* _Requirements_
Copy out the listing that follows, exactly, without its pictures.
··········
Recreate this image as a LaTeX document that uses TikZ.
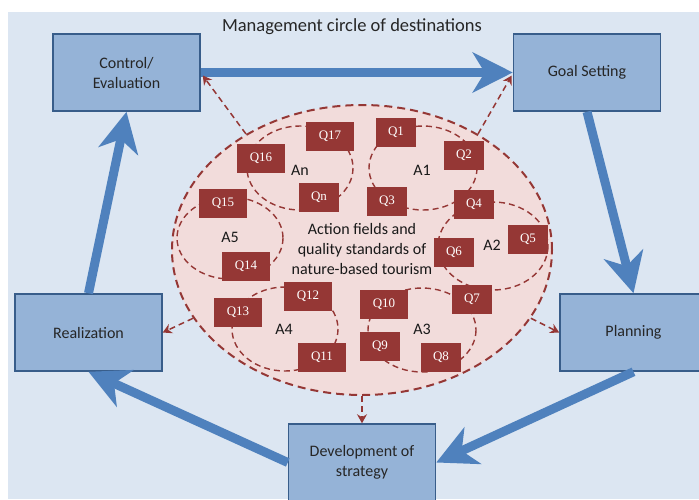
\documentclass[tikz,border=0pt]{standalone}
\usepackage{fontspec}
\setmainfont{Carlito}
\newfontfamily\qfont{Liberation Serif}
\usetikzlibrary{arrows.meta,shapes.geometric,calc}
\definecolor{bgblue}{HTML}{DCE6F2}
\definecolor{boxfill}{HTML}{95B3D7}
\definecolor{boxline}{HTML}{385D8A}
\definecolor{arrblue}{HTML}{4F81BD}
\definecolor{qred}{HTML}{953735}
\definecolor{pinkfill}{HTML}{F2DCDB}
\begin{document}
\begin{tikzpicture}[x=1pt,y=-1pt,
 stagebox/.style={draw=boxline,line width=1.5pt,fill=boxfill,minimum width=147pt,minimum height=77pt,inner sep=0pt,align=center,font=\fontsize{16}{20}\selectfont,text=black!85},
 bigarrow/.style={draw=arrblue,line width=9pt,-{Stealth[length=40pt,width=40pt,inset=12pt]}},
 qbox/.style={fill=qred,text=white,minimum height=29pt,inner sep=0pt,font=\qfont\fontsize{13}{14}\selectfont},
 qwide/.style={qbox,minimum width=48pt},
 qnarrow/.style={qbox,minimum width=40pt},
 looppath/.style={draw=qred,line width=1.4pt,dash pattern=on 6pt off 4pt},
 redarrow/.style={draw=qred,line width=1.5pt,dash pattern=on 6pt off 4pt,-{Stealth[length=9pt,width=10pt,inset=3pt]}},
 alabel/.style={font=\fontsize{16}{18}\selectfont,text=black!90}
]
\useasboundingbox (0,0) rectangle (699,499);
\clip (0,0) rectangle (699,499);
\fill[bgblue] (8,12) rectangle (699,499);

% title
\node[font=\fontsize{18.5}{22}\selectfont,text=black!85] (title) at (352,27) {Management circle of destinations};

% stage boxes
\node[stagebox] (ctrl) at (126.5,72.5) {Control/\\Evaluation};
\node[stagebox] (goal) at (587,72.5) {Goal Setting};
\node[stagebox] (plan) at (633.5,332.5) {Planning};
\node[stagebox] (dev) at (362,462.5) {Development of\\strategy};
\node[stagebox] (real) at (88.5,332.5) {Realization};

% big cycle arrows
\draw[bigarrow] (ctrl.east) -- (goal.west);
\draw[bigarrow] (goal.south) -- (plan.north);
\draw[bigarrow] (plan.south) -- (dev.east);
\draw[bigarrow] (dev.west) -- (real.south);
\draw[bigarrow] (real.north) -- (ctrl.south);

% central ellipse
\node[ellipse,draw=qred,fill=pinkfill,line width=2pt,dash pattern=on 8pt off 5pt,minimum width=380pt,minimum height=290pt,inner sep=0pt] (qe) at (362,250) {};

% dashed arrows out of the ellipse
\draw[redarrow] (qe.135) -- ($(ctrl.east)+(2,3)$);
\draw[redarrow] (qe.45) -- ($(goal.west)+(-1,3)$);
\draw[redarrow] (qe.202) -- (real.east);
\draw[redarrow] (qe.338) -- (plan.west);
\draw[redarrow] (qe.south) -- (dev.north);

% loops of action fields
\draw[looppath] (300,168) ellipse [x radius=53, y radius=42];
\draw[looppath] (423,168) ellipse [x radius=54, y radius=42];
\draw[looppath] (493,246) ellipse [x radius=55, y radius=44];
\draw[looppath] (422,330) ellipse [x radius=54, y radius=42];
\draw[looppath] (285,329) ellipse [x radius=53, y radius=42];
\draw[looppath] (230,238) ellipse [x radius=53, y radius=41];

% area labels
\node[alabel] (an) at (300,170) {An};
\node[alabel] (a1) at (422,170) {A1};
\node[alabel] (a2) at (492,245) {A2};
\node[alabel] (a3) at (422,329) {A3};
\node[alabel] (a4) at (284,329) {A4};
\node[alabel] (a5) at (230,237) {A5};

% centre text
\node[align=center,font=\fontsize{16}{20}\selectfont,text=black!90] (ctext) at (362,249) {Action fields and\\quality standards of\\nature-based tourism};

% Q boxes
\node[qwide] (q17) at (330,136) {Q17};
\node[qnarrow] (q1) at (396,132) {Q1};
\node[qwide] (q16) at (261,158) {Q16};
\node[qnarrow] (q2) at (464,155) {Q2};
\node[qnarrow] (qn) at (319,197) {Qn};
\node[qnarrow] (q3) at (387,201) {Q3};
\node[qnarrow] (q4) at (474,204) {Q4};
\node[qwide] (q15) at (223,203) {Q15};
\node[qnarrow] (q5) at (528,239) {Q5};
\node[qnarrow] (q6) at (454,252) {Q6};
\node[qwide] (q14) at (246,266) {Q14};
\node[qwide] (q12) at (308,296) {Q12};
\node[qwide] (q13) at (238,312) {Q13};
\node[qwide] (q10) at (384,304) {Q10};
\node[qnarrow] (q7) at (472,299) {Q7};
\node[qnarrow] (q9) at (380,346) {Q9};
\node[qwide] (q11) at (322,357) {Q11};
\node[qnarrow] (q8) at (441,357) {Q8};
\end{tikzpicture}
\end{document}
··········
* _Right answer_
Recreate this image as a LaTeX document that uses TikZ.
\documentclass[tikz,border=0pt]{standalone}
\usepackage{fontspec}
\setmainfont{Carlito}
\newfontfamily\qfont{Liberation Serif}
\usetikzlibrary{arrows.meta,shapes.geometric,calc}
\definecolor{bgblue}{HTML}{DCE6F2}
\definecolor{boxfill}{HTML}{95B3D7}
\definecolor{boxline}{HTML}{385D8A}
\definecolor{arrblue}{HTML}{4F81BD}
\definecolor{qred}{HTML}{953735}
\definecolor{pinkfill}{HTML}{F2DCDB}
\begin{document}
\begin{tikzpicture}[x=1pt,y=-1pt,
 stagebox/.style={draw=boxline,line width=1.5pt,fill=boxfill,minimum width=147pt,minimum height=77pt,inner sep=0pt,align=center,font=\fontsize{16}{20}\selectfont,text=black!85},
 bigarrow/.style={draw=arrblue,line width=9pt,-{Stealth[length=40pt,width=40pt,inset=12pt]}},
 qbox/.style={fill=qred,text=white,minimum height=29pt,inner sep=0pt,font=\qfont\fontsize{13}{14}\selectfont},
 qwide/.style={qbox,minimum width=48pt},
 qnarrow/.style={qbox,minimum width=40pt},
 looppath/.style={draw=qred,line width=1.4pt,dash pattern=on 6pt off 4pt},
 redarrow/.style={draw=qred,line width=1.5pt,dash pattern=on 6pt off 4pt,-{Stealth[length=9pt,width=10pt,inset=3pt]}},
 alabel/.style={font=\fontsize{16}{18}\selectfont,text=black!90}
]
\useasboundingbox (0,0) rectangle (699,499);
\clip (0,0) rectangle (699,499);
\fill[bgblue] (8,12) rectangle (699,499);

% title
\node[font=\fontsize{18.5}{22}\selectfont,text=black!85] (title) at (352,27) {Management circle of destinations};

% stage boxes
\node[stagebox] (ctrl) at (126.5,72.5) {Control/\\Evaluation};
\node[stagebox] (goal) at (587,72.5) {Goal Setting};
\node[stagebox] (plan) at (633.5,332.5) {Planning};
\node[stagebox] (dev) at (362,462.5) {Development of\\strategy};
\node[stagebox] (real) at (88.5,332.5) {Realization};

% big cycle arrows
\draw[bigarrow] (ctrl.east) -- (goal.west);
\draw[bigarrow] (goal.south) -- (plan.north);
\draw[bigarrow] (plan.south) -- (dev.east);
\draw[bigarrow] (dev.west) -- (real.south);
\draw[bigarrow] (real.north) -- (ctrl.south);

% central ellipse
\node[ellipse,draw=qred,fill=pinkfill,line width=2pt,dash pattern=on 8pt off 5pt,minimum width=380pt,minimum height=290pt,inner sep=0pt] (qe) at (362,250) {};

% dashed arrows out of the ellipse
\draw[redarrow] (qe.135) -- ($(ctrl.east)+(2,3)$);
\draw[redarrow] (qe.45) -- ($(goal.west)+(-1,3)$);
\draw[redarrow] (qe.202) -- (real.east);
\draw[redarrow] (qe.338) -- (plan.west);
\draw[redarrow] (qe.south) -- (dev.north);

% loops of action fields
\draw[looppath] (300,168) ellipse [x radius=53, y radius=42];
\draw[looppath] (423,168) ellipse [x radius=54, y radius=42];
\draw[looppath] (493,246) ellipse [x radius=55, y radius=44];
\draw[looppath] (422,330) ellipse [x radius=54, y radius=42];
\draw[looppath] (285,329) ellipse [x radius=53, y radius=42];
\draw[looppath] (230,238) ellipse [x radius=53, y radius=41];

% area labels
\node[alabel] (an) at (300,170) {An};
\node[alabel] (a1) at (422,170) {A1};
\node[alabel] (a2) at (492,245) {A2};
\node[alabel] (a3) at (422,329) {A3};
\node[alabel] (a4) at (284,329) {A4};
\node[alabel] (a5) at (230,237) {A5};

% centre text
\node[align=center,font=\fontsize{16}{20}\selectfont,text=black!90] (ctext) at (362,249) {Action fields and\\quality standards of\\nature-based tourism};

% Q boxes
\node[qwide] (q17) at (330,136) {Q17};
\node[qnarrow] (q1) at (396,132) {Q1};
\node[qwide] (q16) at (261,158) {Q16};
\node[qnarrow] (q2) at (464,155) {Q2};
\node[qnarrow] (qn) at (319,197) {Qn};
\node[qnarrow] (q3) at (387,201) {Q3};
\node[qnarrow] (q4) at (474,204) {Q4};
\node[qwide] (q15) at (223,203) {Q15};
\node[qnarrow] (q5) at (528,239) {Q5};
\node[qnarrow] (q6) at (454,252) {Q6};
\node[qwide] (q14) at (246,266) {Q14};
\node[qwide] (q12) at (308,296) {Q12};
\node[qwide] (q13) at (238,312) {Q13};
\node[qwide] (q10) at (384,304) {Q10};
\node[qnarrow] (q7) at (472,299) {Q7};
\node[qnarrow] (q9) at (380,346) {Q9};
\node[qwide] (q11) at (322,357) {Q11};
\node[qnarrow] (q8) at (441,357) {Q8};
\end{tikzpicture}
\end{document}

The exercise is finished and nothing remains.